Did It Happen? Would It Work?
Mother Nature’s been doing it for ages. Columbus Iron Works made this convenience available to the public in the late 19th century. Motel owners have been utilizing this technology to keep guests awake all night long ever since.
–Matt Melis
Frisbee
Ultimate frisbee? Something like that. What starts out as a quirky sight gag — see video above — turns into another trademark tag back in the Back to the Future universe as Marty McFly readily tosses the dirty pie pan at Mad Dog Tannen’s gun. He saves Doc’s life and inevitably tips off the start of an extreme college sport and the ultimate joy of infinite poochinskis for years to come.
Year Designed
1885 (prototype); 1938 (officially)
Inventor
Marty McFly; later by Fred Morrison
Usefulness
For recreation. For fun.
Did It Happen? Would It Work?
Are you blind, McFly? Have you ever been to a beach? Or a college campus? Better yet, ask your local pooch.
–Michael Roffman
The Breakfast Machine
Just because your DeLorean time machine gets accidentally struck by lightning and sends you back to 1885 after you’ve defeated Biff and restored the space-time continuum to its rightful order doesn’t mean you can just skip the most important meal of the day. So, how do ya like your eggs, sailor?
Year Designed
1885
Inventor
Doctor Emmett Brown
Usefulness
Well, it’s an upgrade over the original breakfast machine (aka mom) in that you don’t have to thank it afterwards. Let’s be honest, though. If you’re a teen like Marty, you’re gonna sleep through your machine-made breakfast and just grab a Poptart anyway. And after that machine slaved over a hot itself all morning. Kids, sheesh.
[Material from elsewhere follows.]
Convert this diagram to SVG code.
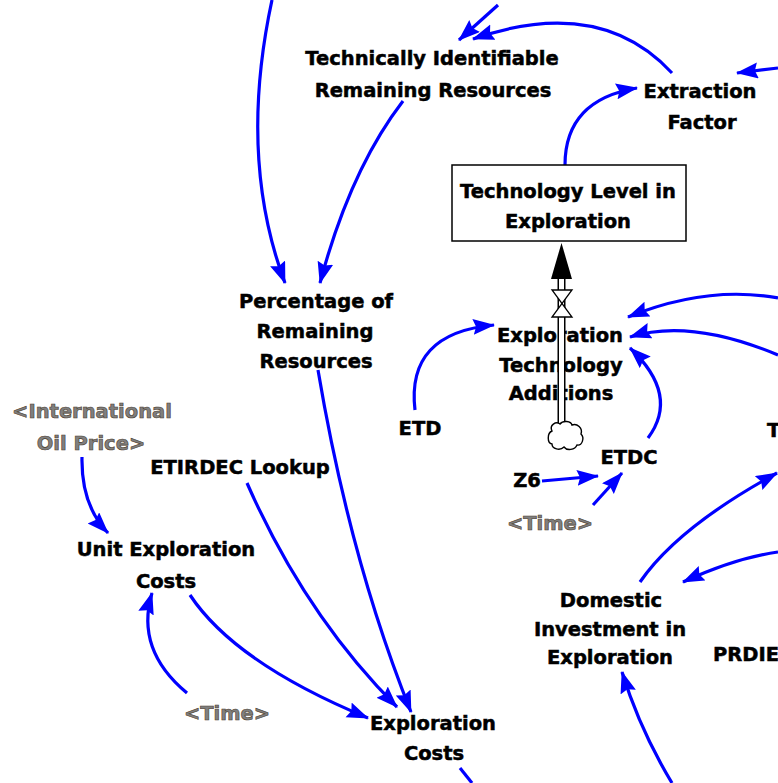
<svg xmlns="http://www.w3.org/2000/svg" width="778" height="783" viewBox="0 0 778 783">
<defs>
<marker id="ah" markerUnits="userSpaceOnUse" markerWidth="26" markerHeight="20" refX="21" refY="8" orient="auto">
<path d="M0,0 L22,8 L0,16 L3,8 z" fill="#0000ff"/>
</marker>
<style>
.t{font-family:"DejaVu Sans","Liberation Sans",sans-serif;font-weight:bold;font-size:19.5px;fill:#000;stroke:#000;stroke-width:0.5;text-anchor:middle}
.g{font-family:"DejaVu Sans","Liberation Sans",sans-serif;font-weight:bold;font-size:19.5px;fill:#7f7f7f;stroke:#4a3a2a;stroke-width:0.6;text-anchor:middle}
.c{fill:none;stroke:#0000ff;stroke-width:3.2}
.a{marker-end:url(#ah)}
</style>
</defs>
<rect width="778" height="783" fill="#fff"/>
<g id="connectors">
<path class="c a" d="M272,0 Q238,158 285,283"/>
<path class="c a" d="M403,101 Q350,170 320,283"/>
<path class="c a" d="M498,5 L459,40"/>
<path class="c a" d="M672,73 Q600,-5 473,39"/>
<path class="c a" d="M778,68 L737,73"/>
<path class="c a" d="M565,165 Q565,100 637,88"/>
<path class="c a" d="M415,410 Q406,333 494,325"/>
<path class="c a" d="M648,438 Q680,395 630,348"/>
<path class="c a" d="M778,298 Q707,285 628,317"/>
<path class="c a" d="M778,355 Q690,318 630,337"/>
<path class="c a" d="M542,481 L598,476"/>
<path class="c a" d="M593,505 L622,473"/>
<path class="c a" d="M640,582 Q678,527 777,473"/>
<path class="c a" d="M778,552 Q735,558 683,582"/>
<path class="c a" d="M672,783 Q640,730 622,672"/>
<path class="c" d="M460,768 L472,783"/>
<path class="c a" d="M82,457 Q81,505 108,533"/>
<path class="c a" d="M187,693 Q135,650 152,593"/>
<path class="c a" d="M190,595 Q235,663 368,718"/>
<path class="c a" d="M247,483 Q305,615 397,707"/>
<path class="c a" d="M318,370 Q350,560 411,712"/>
</g>
<g id="tirr">
<text class="t" x="432" y="65">Technically Identifiable</text>
<text class="t" x="433" y="97">Remaining Resources</text>
</g>
<g id="extraction_factor">
<text class="t" x="700" y="98">Extraction</text>
<text class="t" x="702" y="129">Factor</text>
</g>
<g id="tech_level">
<rect x="452" y="165" width="234" height="76" fill="#fff" stroke="#000" stroke-width="1.5"/>
<text class="t" x="568" y="198">Technology Level in</text>
<text class="t" x="568" y="228">Exploration</text>
</g>
<g id="pct_remaining">
<text class="t" x="316" y="308">Percentage of</text>
<text class="t" x="315" y="338">Remaining</text>
<text class="t" x="316" y="368">Resources</text>
</g>
<g id="eta">
<text class="t" x="560" y="342">Exploration</text>
<text class="t" x="561" y="372">Technology</text>
<text class="t" x="561" y="400">Additions</text>
</g>
<g id="flow">
<line x1="561.5" y1="276" x2="561.5" y2="426" stroke="#000" stroke-width="8"/>
<line x1="561.5" y1="276" x2="561.5" y2="428" stroke="#fff" stroke-width="5"/>
<path d="M561.5,243 L551,279 L572,279 z" fill="#000"/>
<path d="M552,290 L572,290 L552,317 L572,317 z" fill="#fff" stroke="#000" stroke-width="1.3"/>
<path d="M552,431 c-3,-6 4,-10 8,-7 c3,-4 11,-3 12,1 c5,-2 11,3 9,9 c4,4 1,12 -4,11 c-2,5 -10,6 -13,2 c-4,4 -12,2 -12,-3 c-5,-1 -5,-11 0,-13 z" fill="#fff" stroke="#000" stroke-width="1.4"/>
</g>
<g id="etd"><text class="t" x="420" y="435">ETD</text></g>
<g id="etdc"><text class="t" x="629" y="464">ETDC</text></g>
<g id="z6"><text class="t" x="527" y="487">Z6</text></g>
<g id="time1"><text class="g" x="550" y="530">&lt;Time&gt;</text></g>
<g id="t_partial"><text class="t" x="767" y="437" style="text-anchor:start">T</text></g>
<g id="intl_oil_price">
<text class="g" x="92" y="418">&lt;International</text>
<text class="g" x="91" y="450">Oil Price&gt;</text>
</g>
<g id="etirdec"><text class="t" x="240" y="474">ETIRDEC Lookup</text></g>
<g id="unit_exp_costs">
<text class="t" x="166" y="556">Unit Exploration</text>
<text class="t" x="166" y="588">Costs</text>
</g>
<g id="time2"><text class="g" x="227" y="720">&lt;Time&gt;</text></g>
<g id="exp_costs">
<text class="t" x="433" y="730">Exploration</text>
<text class="t" x="434" y="760">Costs</text>
</g>
<g id="domestic_inv">
<text class="t" x="611" y="607">Domestic</text>
<text class="t" x="610" y="636">Investment in</text>
<text class="t" x="610" y="664">Exploration</text>
</g>
<g id="prdie"><text class="t" x="713" y="661" style="text-anchor:start">PRDIE</text></g>
</svg>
Did It Happen? Would It Work?
Yes. Pee-Wee Herman perfected the breakfast machine in 1985.
–Matt Melis
Wake Up Juice
Drink too much as a result of heartbreak? Not good at holding your liquor? Knocked out cold from one little shot? Well has the Wild West got something you. Wake-Up Juice! Made from the spiciest, nastiest ingredients, to help you overcome whatever it is that ails you. Wake-Up Juice: May be deadly in 2015!
Year Designed
>1885
Inventor
Chester the Bartender
Usefulness
Well, it woke the Doc up, but it didn’t quite cure his broken heart.
Did It Happen? Would It Work?
Oh, there are so many hangover cures these days. A Bloody Mary. Greasy brunches. Wake-Up Juice is in the belly of the burdened.
–Blake Goble
The Bulletproof Vest
Oh sure, this “bulletproof vest” is just a stovetop refurbished and strung around Marty’s neck, but the thing stopped a bullet from Mad Dog Tannen. Who knew you could learn so much from watching Clint Eastwood films. Well, if you watched them, and utilize their tricks in the past, today, this likely wouldn’t work.
Year Designed
1885
Inventor
Marty McFly (underwritten by Clint Eastwood)
Usefulness
Well, not only did it prevent Marty from getting shot, but it made for a hell of a blackjack. Perhaps we should all conceal and carry stovetops with us in self-defense?
Did It Happen? Would It Work?
The bulletproof vest is very much a common form of protective clothing, and it seems to work. Better than chainmail.